La ville de Londres elle-même est restée son sujet de prédilection. Ses ruines dévastées par les bombardements, ses maisons creusées et sa grandeur éviscérée étaient d’inépuisables sources d’inspiration. « Londres avait un aspect merveilleux », se souvient Auerbach à propos de ses premières années dans la ville. « Comme les crayères des Downs, des cavernes et des trous. Merveilleux : un paysage de montagne », notait-il.
Il a ainsi réalisé des reportages photographiques sur ceux qui portaient des carcasses au marché de Smithfield, avec du sang sur leurs tabliers blancs. L’artiste se promenait dans Soho la nuit. Les premières années de pénurie l’ont incité à peindre presque exclusivement avec une palette terreuse provenant de bidons de cinq litres. « C’est à cela que ressemblait ma vie. Marcher dans Londres en ruine et avoir des relations intenses avec quelques personnes », résumait-il alors.
Il se mariera avec l’une de ces rares personnes, l’une de ses modèles jusqu’à la fin de ses jours, Julia Wolstenhome. Après l’avoir exposé dans une rétrospective en 1978 à la Hayward Gallery, Catherine Lampert posera elle aussi, tous les lundis puis les jeudis, pendant 25 ans… Elle sera la commissaire de nombreuses expositions phares, avec Norman Rosenthal à la Royal Academy en 2001 ainsi qu’au Kunstmuseum à Bonn, ou encore à la Tate Britain en 2015.
On se souviendra d’Auerbach comme d’un élément clé de la génération devenue mythique de l’École de Londres, un groupe de marginaux majoritairement non originaires de la capitale britannique et qui ont trouvé dans la saleté et la crasse de leur ville d’adoption suffisamment de matière pour revigorer l’ambition nationale pour la peinture moderniste. Ils se sont détournés de la vogue contemporaine de l’abstraction pure et du minimalisme et ont réintroduit la figure. Pendant longtemps, Auerbach a été particulièrement proche de Leon Kossoff, avec qui il partageait une passion pour es empâtements ; il a vu Francis Bacon deux fois par semaine pendant quinze ans et s’est attiré les rares éloges de son compatriote, et réfugié juif berlinois, Lucian Freud.
Cependant, Auerbach a toujours été plus à l’aise avec les Rembrandt, Titien et Rubens, ses compagnons de perpétuelles longues promenades dans les grandes salles de la National Gallery, qu’avec les artistes de son temps.
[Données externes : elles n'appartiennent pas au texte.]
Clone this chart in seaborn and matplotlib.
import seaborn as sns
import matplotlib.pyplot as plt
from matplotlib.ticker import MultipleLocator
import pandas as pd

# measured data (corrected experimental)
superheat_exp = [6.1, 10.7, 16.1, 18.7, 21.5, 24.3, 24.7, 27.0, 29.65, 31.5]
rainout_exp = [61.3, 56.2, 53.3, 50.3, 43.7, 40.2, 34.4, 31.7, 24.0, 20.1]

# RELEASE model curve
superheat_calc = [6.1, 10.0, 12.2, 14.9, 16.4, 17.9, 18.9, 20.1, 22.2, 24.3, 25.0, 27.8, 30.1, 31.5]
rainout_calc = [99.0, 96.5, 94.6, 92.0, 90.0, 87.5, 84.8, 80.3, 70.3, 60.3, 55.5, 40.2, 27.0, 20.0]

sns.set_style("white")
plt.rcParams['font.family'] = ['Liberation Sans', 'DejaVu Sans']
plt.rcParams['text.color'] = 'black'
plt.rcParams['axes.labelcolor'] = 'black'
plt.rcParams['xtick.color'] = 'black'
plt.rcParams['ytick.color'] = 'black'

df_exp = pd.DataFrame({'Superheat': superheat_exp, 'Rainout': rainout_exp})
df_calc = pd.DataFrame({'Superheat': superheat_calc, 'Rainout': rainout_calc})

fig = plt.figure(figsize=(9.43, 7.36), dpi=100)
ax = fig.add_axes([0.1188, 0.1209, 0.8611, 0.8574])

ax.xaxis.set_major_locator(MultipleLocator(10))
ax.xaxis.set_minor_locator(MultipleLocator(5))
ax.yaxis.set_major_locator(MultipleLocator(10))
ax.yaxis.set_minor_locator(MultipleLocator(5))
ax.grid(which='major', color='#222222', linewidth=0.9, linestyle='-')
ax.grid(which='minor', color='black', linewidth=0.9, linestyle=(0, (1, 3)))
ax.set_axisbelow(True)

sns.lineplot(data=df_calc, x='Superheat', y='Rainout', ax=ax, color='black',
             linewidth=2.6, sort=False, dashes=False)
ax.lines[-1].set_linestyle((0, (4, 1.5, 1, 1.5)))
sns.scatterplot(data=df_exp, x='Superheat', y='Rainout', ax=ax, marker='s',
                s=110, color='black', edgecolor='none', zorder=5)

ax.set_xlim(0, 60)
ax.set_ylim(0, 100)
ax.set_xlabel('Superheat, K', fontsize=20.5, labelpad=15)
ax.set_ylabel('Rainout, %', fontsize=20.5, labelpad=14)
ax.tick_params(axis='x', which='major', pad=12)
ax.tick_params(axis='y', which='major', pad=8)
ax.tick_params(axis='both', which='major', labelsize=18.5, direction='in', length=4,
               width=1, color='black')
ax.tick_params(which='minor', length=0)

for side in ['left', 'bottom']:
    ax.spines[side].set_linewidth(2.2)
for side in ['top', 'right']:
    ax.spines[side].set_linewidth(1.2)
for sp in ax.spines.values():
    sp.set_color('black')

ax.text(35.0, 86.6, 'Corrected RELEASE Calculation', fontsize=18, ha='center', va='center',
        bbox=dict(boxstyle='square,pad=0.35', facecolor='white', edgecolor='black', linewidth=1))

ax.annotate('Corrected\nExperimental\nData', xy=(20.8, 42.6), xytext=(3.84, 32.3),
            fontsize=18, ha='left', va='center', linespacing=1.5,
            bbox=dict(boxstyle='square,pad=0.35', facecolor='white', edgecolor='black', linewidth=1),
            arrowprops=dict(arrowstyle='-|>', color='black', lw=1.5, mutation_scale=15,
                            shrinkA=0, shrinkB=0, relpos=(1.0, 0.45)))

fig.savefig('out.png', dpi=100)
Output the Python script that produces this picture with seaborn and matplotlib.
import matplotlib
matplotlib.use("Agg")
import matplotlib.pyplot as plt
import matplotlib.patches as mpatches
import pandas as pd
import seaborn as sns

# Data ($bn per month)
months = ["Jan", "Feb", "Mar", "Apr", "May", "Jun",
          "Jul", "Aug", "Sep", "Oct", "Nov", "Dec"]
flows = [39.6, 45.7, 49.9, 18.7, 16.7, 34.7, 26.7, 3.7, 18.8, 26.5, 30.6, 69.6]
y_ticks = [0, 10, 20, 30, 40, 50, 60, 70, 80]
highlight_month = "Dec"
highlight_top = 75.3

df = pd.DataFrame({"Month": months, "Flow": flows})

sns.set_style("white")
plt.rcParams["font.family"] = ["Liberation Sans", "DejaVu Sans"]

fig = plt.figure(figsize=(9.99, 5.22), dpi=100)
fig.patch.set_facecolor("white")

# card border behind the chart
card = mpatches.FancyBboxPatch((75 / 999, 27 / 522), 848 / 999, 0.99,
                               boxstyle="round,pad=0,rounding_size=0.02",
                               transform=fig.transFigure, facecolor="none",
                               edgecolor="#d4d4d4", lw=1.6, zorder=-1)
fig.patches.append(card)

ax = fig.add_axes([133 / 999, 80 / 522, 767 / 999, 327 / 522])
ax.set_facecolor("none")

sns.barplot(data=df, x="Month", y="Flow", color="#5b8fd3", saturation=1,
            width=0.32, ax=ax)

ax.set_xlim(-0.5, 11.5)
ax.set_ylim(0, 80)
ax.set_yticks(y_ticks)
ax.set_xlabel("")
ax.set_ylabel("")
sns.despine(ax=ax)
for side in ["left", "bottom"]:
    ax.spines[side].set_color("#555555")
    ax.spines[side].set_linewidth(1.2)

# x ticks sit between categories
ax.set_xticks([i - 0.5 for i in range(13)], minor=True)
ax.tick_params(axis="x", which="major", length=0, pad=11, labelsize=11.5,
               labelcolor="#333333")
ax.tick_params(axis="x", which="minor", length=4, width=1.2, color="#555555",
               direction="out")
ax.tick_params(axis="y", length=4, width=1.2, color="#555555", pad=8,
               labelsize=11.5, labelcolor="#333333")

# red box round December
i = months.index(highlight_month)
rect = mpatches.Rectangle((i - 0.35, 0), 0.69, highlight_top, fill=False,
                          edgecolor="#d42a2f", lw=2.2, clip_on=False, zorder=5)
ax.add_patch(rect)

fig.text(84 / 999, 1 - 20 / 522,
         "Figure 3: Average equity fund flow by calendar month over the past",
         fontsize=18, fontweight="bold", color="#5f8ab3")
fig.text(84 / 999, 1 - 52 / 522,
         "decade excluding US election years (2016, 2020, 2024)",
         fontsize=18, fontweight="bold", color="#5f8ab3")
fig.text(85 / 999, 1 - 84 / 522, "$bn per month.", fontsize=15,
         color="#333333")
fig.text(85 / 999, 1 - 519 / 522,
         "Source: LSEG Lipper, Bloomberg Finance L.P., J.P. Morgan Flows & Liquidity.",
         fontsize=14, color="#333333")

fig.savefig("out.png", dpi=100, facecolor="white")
En 1965, David Wilkie, un employé d’assurance de la City, a commandé à Auerbach une œuvre inspirée du Titien, qui a donné lieu à une série d’autres œuvres offertes à la Tate, dont l’exquis Bacchus et Ariane (1971). Trente ans plus tard, l’exposition « Frank Auerbach and the National Gallery : Working after the Masters », a été conçue autour des dessins qu’il a réalisés à partir de tableaux de la collection. En 2013-2014, six tableaux d’Auerbach ont été exposés aux côtés de plusieurs Rembrandt à Ordovas, Londres, puis au Rijksmuseum, Amsterdam, dans la « Galerie d’honneur » néerlandaise. Un honneur.